# Extractive Summarization using TF-IDF & Cosine Similarity

This notebook demonstrates how to create a basic extractive summarizer using `nltk`, `TfidfVectorizer`, and `cosine_similarity`. It selects the most representative sentences based on similarity with the entire document vector.


In [None]:
!pip install transformers torch datasets accelerate --quiet

In [None]:
!pip install sacrebleu sacremoses evaluate --quiet

### 🔹 Step 1: Import Libraries and Download NLTK Tokenizer


In [4]:
import nltk
import numpy as np
from sklearn.feature_extraction.text import TfidfVectorizer
from sklearn.metrics.pairwise import cosine_similarity
import heapq

nltk.download('punkt')

[nltk_data] Downloading package punkt to /usr/share/nltk_data...
[nltk_data]   Package punkt is already up-to-date!


True

### 🔹 Step 2: Define Input Text


In [None]:
# Sample input text
text = """
India's GDP grew 7.8% in the first quarter of 2024, driven by strong performance in services and manufacturing sectors.
The Finance Ministry highlighted that inflation remains under control, and consumer spending is steadily rising.
Foreign investment saw a marginal dip due to global uncertainty, but domestic consumption remained strong.
The Reserve Bank of India is expected to keep interest rates steady in the coming quarter.
Analysts predict a GDP growth rate of 6.5% for the next fiscal year, assuming monsoon conditions remain favorable.
"""

### 🔹 Step 3: Sentence Tokenization


In [None]:
from nltk.tokenize import sent_tokenize
sentences = sent_tokenize(text)

### 🔹 Step 4: TF-IDF Vectorization of Sentences


In [None]:
vectorizer = TfidfVectorizer()
sentence_vectors = vectorizer.fit_transform(sentences)

### 🔹 Step 5: Compute Document Vector (Mean of Sentence Vectors)


In [None]:
doc_vector = sentence_vectors.mean(axis=0).A1.reshape(1, -1)

### 🔹 Step 6: Compute Cosine Similarity


In [None]:
# Cosine Similarity between each sentence and full document
scores = cosine_similarity(sentence_vectors, doc_vector)

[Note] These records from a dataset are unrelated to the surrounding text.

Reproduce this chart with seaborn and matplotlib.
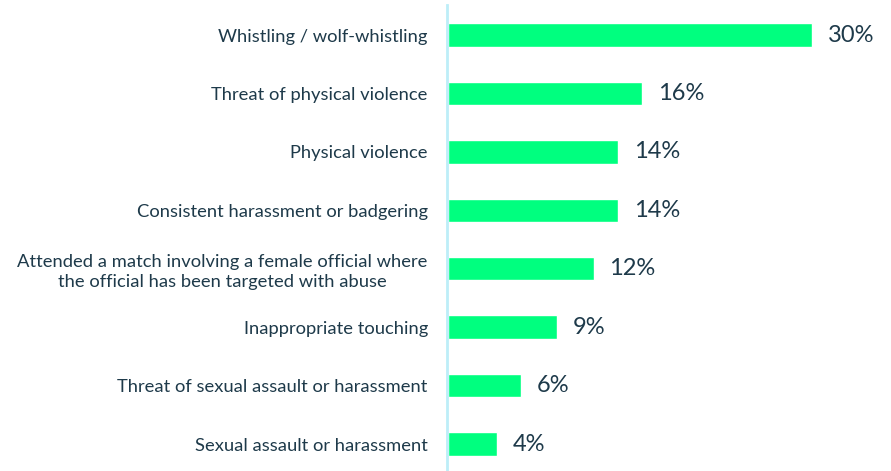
import matplotlib
matplotlib.use("Agg")
import matplotlib.pyplot as plt
import seaborn as sns
import pandas as pd

categories = [
    "Whistling / wolf-whistling",
    "Threat of physical violence",
    "Physical violence",
    "Consistent harassment or badgering",
    "Attended a match involving a female official where\nthe official has been targeted with abuse",
    "Inappropriate touching",
    "Threat of sexual assault or harassment",
    "Sexual assault or harassment",
]
values = [30, 16, 14, 14, 12, 9, 6, 4]

BAR_COLOR = "#00FF7F"
TEXT_COLOR = "#1E3A4A"
AXIS_COLOR = "#BDEEF8"

sns.set_style("white")
plt.rcParams["font.family"] = ["Lato", "DejaVu Sans"]

df = pd.DataFrame({"category": categories, "value": values})

fig = plt.figure(figsize=(8.91, 4.71), dpi=100)
ax = fig.add_axes([448 / 891, 1 - 470 / 471, (872.7 - 448) / 891, 465 / 471])

sns.barplot(data=df, y="category", x="value", orient="h", color=BAR_COLOR,
            width=0.4, saturation=1, ax=ax)

ax.set_xlim(0, 35)
ax.set_ylim(7.445, -0.514)

for i, v in enumerate(values):
    ax.text(v + 1.3, i, f"{v}%", va="center", ha="left",
            fontsize=17, color=TEXT_COLOR)

for side in ["top", "right", "bottom"]:
    ax.spines[side].set_visible(False)
ax.spines["left"].set_color(AXIS_COLOR)
ax.spines["left"].set_linewidth(2)
ax.spines["left"].set_position(("outward", 1))

ax.set_xticks([])
ax.set_xlabel("")
ax.set_ylabel("")
ax.tick_params(axis="y", length=0, pad=13.5, labelsize=13.2, labelcolor=TEXT_COLOR)
for lbl in ax.get_yticklabels():
    lbl.set_multialignment("center")
    lbl.set_linespacing(1.3)

fig.savefig("out.png", dpi=100)
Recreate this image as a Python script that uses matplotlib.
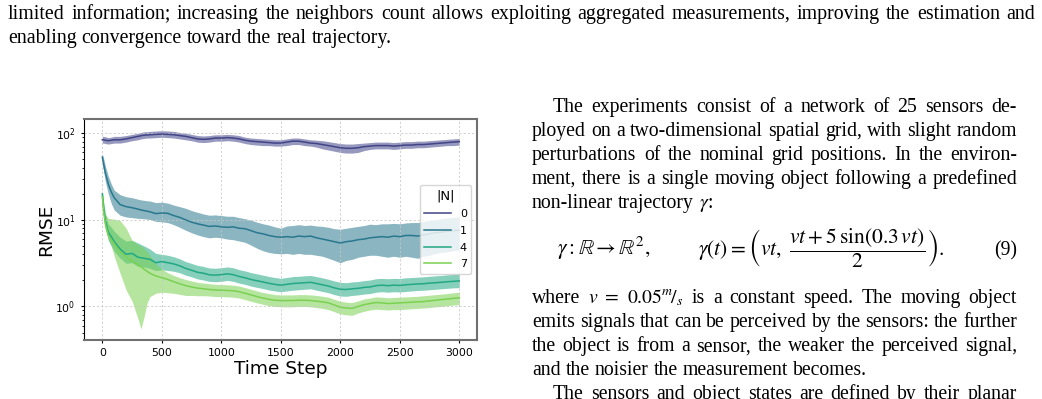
import re
import matplotlib
matplotlib.use("Agg")
import matplotlib.pyplot as plt

# time axis (denser at the start where the curves drop fast)
steps = [0, 10, 25, 50, 75, 100, 150, 200, 250, 300, 325, 350, 375] + list(range(400, 3001, 50))

# |N| = 0
n0_mean = [84, 84, 83, 82, 83, 84, 84, 86, 89, 92,
           93.5, 95, 95.5, 96, 97, 98, 97, 96, 94, 92,
           89, 86, 85, 86, 88, 88, 89, 88, 86, 83,
           81, 80, 79, 78, 77, 77, 79, 81, 81, 79,
           77, 76, 74, 72, 70, 68, 67, 67, 68, 70,
           71, 72, 72, 72, 71, 72, 73, 73, 74, 74,
           75, 76, 77, 78, 79, 80]
n0_lo = [77, 77, 76, 75, 76, 77, 77, 79, 82, 84,
         86, 87, 88, 88, 89, 90, 89, 88, 86, 84,
         82, 79, 78, 79, 81, 81, 82, 81, 79, 76,
         74, 73, 72, 72, 71, 71, 72, 74, 74, 72,
         71, 69, 66, 64, 62, 60, 59, 59, 60, 63,
         65, 66, 66, 66, 65, 66, 67, 67, 68, 68,
         69, 70, 71, 72, 72, 73]
n0_hi = [92, 92, 91, 89, 90, 92, 92, 94, 97, 100,
         102, 104, 104, 105, 106, 107, 106, 105, 102, 100,
         97, 94, 93, 94, 96, 96, 97, 96, 94, 90,
         88, 87, 86, 85, 84, 84, 86, 88, 88, 86,
         84, 83, 82, 80, 78, 76, 75, 75, 76, 77,
         78, 79, 79, 79, 78, 79, 80, 80, 81, 81,
         82, 83, 84, 85, 86, 87]

# |N| = 1
n1_mean = [53, 45, 35, 26, 21, 18, 15, 14.2, 13.8, 13.3,
           13.0, 12.8, 12.6, 12.4, 11.8, 12.0, 11.9, 11.2, 10.7, 10.0,
           9.4, 9.0, 8.7, 8.4, 8.5, 8.3, 8.2, 8.3, 8.0, 7.9,
           7.5, 7.1, 6.9, 6.6, 6.4, 6.3, 6.4, 6.3, 6.5, 6.4,
           6.5, 6.2, 6.0, 5.8, 5.6, 5.4, 5.6, 5.7, 5.9, 6.0,
           6.2, 6.3, 6.4, 6.3, 6.5, 6.4, 6.6, 6.6, 6.5, 6.7,
           6.9, 7.1, 7.2, 7.4, 7.5, 7.6]
n1_lo = [44, 37, 28, 20, 15.5, 13, 11.3, 10.8, 10.6, 10.4,
         10.35, 10.3, 10.2, 10.1, 9.6, 9.5, 9.3, 8.8, 8.2, 7.6,
         7.1, 6.7, 6.4, 6.2, 6.3, 6.2, 6.0, 5.9, 5.7, 5.5,
         5.1, 4.7, 4.4, 4.2, 4.1, 4.05, 4.1, 4.0, 4.1, 4.0,
         4.0, 3.9, 3.8, 3.6, 3.4, 3.2, 3.4, 3.5, 3.7, 3.8,
         3.9, 3.9, 3.8, 3.7, 3.8, 3.7, 3.8, 3.7, 3.6, 3.8,
         3.9, 4.1, 4.2, 4.3, 4.4, 4.5]
n1_hi = [58, 52, 42, 32, 26, 22, 19.5, 18.5, 18.0, 17.3,
         17.0, 16.8, 16.6, 16.5, 15.8, 16.0, 15.6, 14.8, 14.2, 13.6,
         12.8, 12.2, 11.7, 11.3, 11.4, 11.2, 11.0, 11.0, 10.6, 10.3,
         9.9, 9.4, 9.0, 8.7, 8.3, 8.0, 8.5, 8.6, 8.8, 8.6,
         8.7, 8.5, 8.4, 8.2, 7.9, 7.8, 8.0, 8.2, 8.4, 8.6,
         8.9, 8.8, 9.0, 9.0, 9.1, 9.0, 9.2, 9.3, 9.3, 9.6,
         9.8, 10.1, 10.3, 10.5, 10.7, 10.8]

# |N| = 4
n4_mean = [20, 14, 9.8, 7.2, 6.4, 5.6, 4.6, 4.0, 4.1, 3.7,
           3.65, 3.6, 3.55, 3.5, 3.2, 3.3, 3.2, 3.1, 2.95, 2.75,
           2.62, 2.48, 2.42, 2.32, 2.3, 2.33, 2.38, 2.33, 2.22, 2.14,
           2.05, 1.98, 1.92, 1.85, 1.8, 1.76, 1.8, 1.84, 1.86, 1.88,
           1.9, 1.84, 1.78, 1.72, 1.64, 1.58, 1.57, 1.6, 1.62, 1.66,
           1.68, 1.74, 1.76, 1.74, 1.76, 1.75, 1.78, 1.8, 1.82, 1.83,
           1.86, 1.88, 1.9, 1.93, 1.95, 1.97]
n4_lo = [18, 12, 8.2, 5.8, 5.0, 4.3, 3.6, 3.15, 3.2, 2.9,
         2.88, 2.85, 2.8, 2.75, 2.6, 2.65, 2.6, 2.55, 2.45, 2.3,
         2.2, 2.08, 2.02, 1.95, 1.93, 1.95, 2.0, 1.95, 1.86, 1.8,
         1.72, 1.66, 1.61, 1.55, 1.51, 1.48, 1.51, 1.54, 1.56, 1.58,
         1.6, 1.54, 1.49, 1.44, 1.37, 1.32, 1.31, 1.34, 1.36, 1.39,
         1.41, 1.46, 1.48, 1.46, 1.48, 1.47, 1.49, 1.51, 1.53, 1.54,
         1.56, 1.58, 1.6, 1.62, 1.64, 1.65]
n4_hi = [22, 16.5, 12, 9.0, 8.2, 7.4, 6.3, 5.7, 5.8, 5.4,
         5.2, 5.0, 4.8, 4.6, 4.1, 4.0, 3.9, 3.75, 3.55, 3.3,
         3.14, 2.98, 2.9, 2.78, 2.76, 2.8, 2.86, 2.8, 2.66, 2.57,
         2.46, 2.38, 2.3, 2.22, 2.16, 2.11, 2.16, 2.21, 2.23, 2.26,
         2.28, 2.21, 2.14, 2.06, 1.97, 1.9, 1.88, 1.92, 1.94, 1.99,
         2.02, 2.09, 2.11, 2.09, 2.11, 2.1, 2.14, 2.16, 2.18, 2.2,
         2.23, 2.26, 2.28, 2.32, 2.34, 2.36]

# |N| = 7
n7_mean = [18.5, 13, 9.0, 6.6, 5.9, 5.3, 4.3, 3.7, 3.35, 3.05,
           2.88, 2.7, 2.55, 2.42, 2.25, 2.15, 2.05, 1.93, 1.83, 1.74,
           1.68, 1.63, 1.6, 1.57, 1.55, 1.54, 1.53, 1.52, 1.48, 1.42,
           1.36, 1.3, 1.25, 1.21, 1.18, 1.17, 1.17, 1.17, 1.18, 1.18,
           1.17, 1.15, 1.13, 1.1, 1.04, 0.98, 0.96, 0.95, 1.0, 1.05,
           1.08, 1.11, 1.1, 1.08, 1.09, 1.1, 1.11, 1.12, 1.13, 1.14,
           1.16, 1.18, 1.2, 1.22, 1.24, 1.26]
n7_lo = [16.5, 10.5, 7.8, 6.0, 5.0, 3.8, 2.4, 1.55, 1.15, 0.72,
         0.55, 0.75, 1.08, 1.3, 1.42, 1.46, 1.44, 1.42, 1.38, 1.34,
         1.34, 1.33, 1.33, 1.32, 1.3, 1.3, 1.29, 1.28, 1.25, 1.2,
         1.15, 1.1, 1.06, 1.02, 1.0, 0.99, 0.99, 0.99, 1.0, 1.0,
         0.99, 0.97, 0.95, 0.92, 0.87, 0.82, 0.8, 0.79, 0.84, 0.88,
         0.91, 0.93, 0.92, 0.91, 0.92, 0.92, 0.93, 0.94, 0.95, 0.96,
         0.97, 0.99, 1.0, 1.02, 1.04, 1.05]
n7_hi = [20.5, 16, 11.5, 10.4, 10.3, 10.2, 9.8, 8.0, 5.8, 5.2,
         5.0, 4.7, 4.3, 3.9, 3.1, 2.7, 2.45, 2.28, 2.15, 2.05,
         1.97, 1.9, 1.86, 1.83, 1.8, 1.79, 1.78, 1.76, 1.72, 1.65,
         1.58, 1.51, 1.45, 1.41, 1.37, 1.36, 1.36, 1.36, 1.37, 1.37,
         1.36, 1.34, 1.31, 1.28, 1.21, 1.15, 1.12, 1.11, 1.16, 1.22,
         1.25, 1.29, 1.28, 1.26, 1.27, 1.28, 1.29, 1.3, 1.31, 1.33,
         1.35, 1.37, 1.39, 1.41, 1.44, 1.46]

labels = ["0", "1", "4", "7"]
means = [n0_mean, n1_mean, n4_mean, n7_mean]
lows = [n0_lo, n1_lo, n4_lo, n7_lo]
highs = [n0_hi, n1_hi, n4_hi, n7_hi]
colors = plt.cm.viridis([0.2, 0.4, 0.6, 0.8])

# surrounding paper text
top_lines = [
    "limited information; increasing the neighbors count allows exploiting aggregated measurements, improving the estimation and",
    "enabling convergence toward the real trajectory.",
]
col_lines = [
    "The experiments consist of a network of 25 sensors de-",
    "ployed on a two-dimensional spatial grid, with slight random",
    "perturbations of the nominal grid positions. In the environ-",
    "ment, there is a single moving object following a predefined",
    r"non-linear trajectory $\gamma$:",
    r"where $v$ $=$ $0.05^{m}\!/_{s}$ is a constant speed. The moving object",
    "emits signals that can be perceived by the sensors: the further",
    "the object is from a sensor, the weaker the perceived signal,",
    "and the noisier the measurement becomes.",
    "The sensors and object states are defined by their planar",
]

W, H = 1042, 399
fig = plt.figure(figsize=(W / 100, H / 100), dpi=100)
ax = fig.add_axes([84 / W, 1 - 340 / H, (477 - 84) / W, (340 - 119) / H])

for m, lo, hi, c, lab in zip(means, lows, highs, colors, labels):
    ax.fill_between(steps, lo, hi, color=c, alpha=0.55, lw=0)
    ax.plot(steps, m, color=c, lw=1.1, label=lab)

ax.set_yscale("log")
ax.set_ylim(0.41, 146)
ax.set_xlim(-154, 3149)
ax.set_xticks(range(0, 3001, 500))
ax.grid(True, which="major", ls=(0, (2.5, 2.5)), color="#c8c8c8", lw=0.6)
ax.tick_params(labelsize=7.8, length=2.5, width=0.8)
ax.tick_params(which="minor", length=1.5, width=0.6)
for side in ["top", "right", "bottom"]:
    ax.spines[side].set_color("#707070")
    ax.spines[side].set_linewidth(1.5)
ax.spines["left"].set_color("black")
ax.spines["left"].set_linewidth(0.8)
ax.set_xlabel("Time Step", fontsize=13.3, labelpad=1)
ax.set_ylabel("RMSE", fontsize=13.3, labelpad=0)
ax.legend(title="|N|", loc="center right", fontsize=8, title_fontsize=9.5,
          handlelength=2.4, labelspacing=0.6, borderaxespad=0.5)

renderer = fig.canvas.get_renderer()
FS = 14.2
FS_TOP = 14.3


def put_line(s, x0, x1, ybase, size, justify=True):
    toks = re.findall(r"\S*\$[^$]*\$\S*|\S+", s)
    ts = [fig.text(0, 1 - ybase / H, t, fontsize=size, family="Liberation Serif",
                   math_fontfamily="stix", va="baseline") for t in toks]
    ws = [t.get_window_extent(renderer).width for t in ts]
    if justify and len(ts) > 1:
        gap = (x1 - x0 - sum(ws)) / (len(ts) - 1)
    else:
        gap = size * 0.25 * 100 / 72
    x = x0
    for t, w in zip(ts, ws):
        t.set_x(x / W)
        x += w + gap


put_line(top_lines[0], 8, 1035, 19, FS_TOP)
put_line(top_lines[1], 8, 1035, 43, FS_TOP, justify=False)

L, R = 532, 1017
ys = [111.7, 135.7, 159.7, 183.7, 207.7, 303.3, 327.3, 351.3, 375.3, 399.3]
for i, (s, y) in enumerate(zip(col_lines, ys)):
    x0 = 553 if i in (0, 9) else L
    put_line(s, x0, R, y, FS, justify=i not in (4, 8))

FS_EQ = 15.5
fig.text(556.7 / W, 1 - 255 / H, r"$\gamma : \mathbb{R} \rightarrow \mathbb{R}^2,$",
         fontsize=FS_EQ, math_fontfamily="stix", va="baseline")
fig.text(698 / W, 1 - 255 / H,
         r"$\gamma(t) = \left(vt,\ \dfrac{vt + 5\,\sin(0.3\,vt)}{2}\right).$",
         fontsize=FS_EQ, math_fontfamily="stix", va="baseline")
fig.text(R / W, 1 - 255 / H, "(9)", fontsize=FS, family="Liberation Serif",
         ha="right", va="baseline")

fig.savefig("out.png", dpi=100)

### 🔹 Step 7: Rank Top Sentences


In [None]:
top_n = 3  # number of summary sentences
top_indices = heapq.nlargest(top_n, range(len(scores)), scores.__getitem__)

### 🔹 Step 8: Print Extractive Summary


In [None]:
# Print Summary
summary = [sentences[i] for i in sorted(top_indices)]
print("📝 Extractive Summary:\n")
for s in summary:
    print("- " + s)

📝 Extractive Summary:

- 
India's GDP grew 7.8% in the first quarter of 2024, driven by strong performance in services and manufacturing sectors.
- The Reserve Bank of India is expected to keep interest rates steady in the coming quarter.
- Analysts predict a GDP growth rate of 6.5% for the next fiscal year, assuming monsoon conditions remain favorable.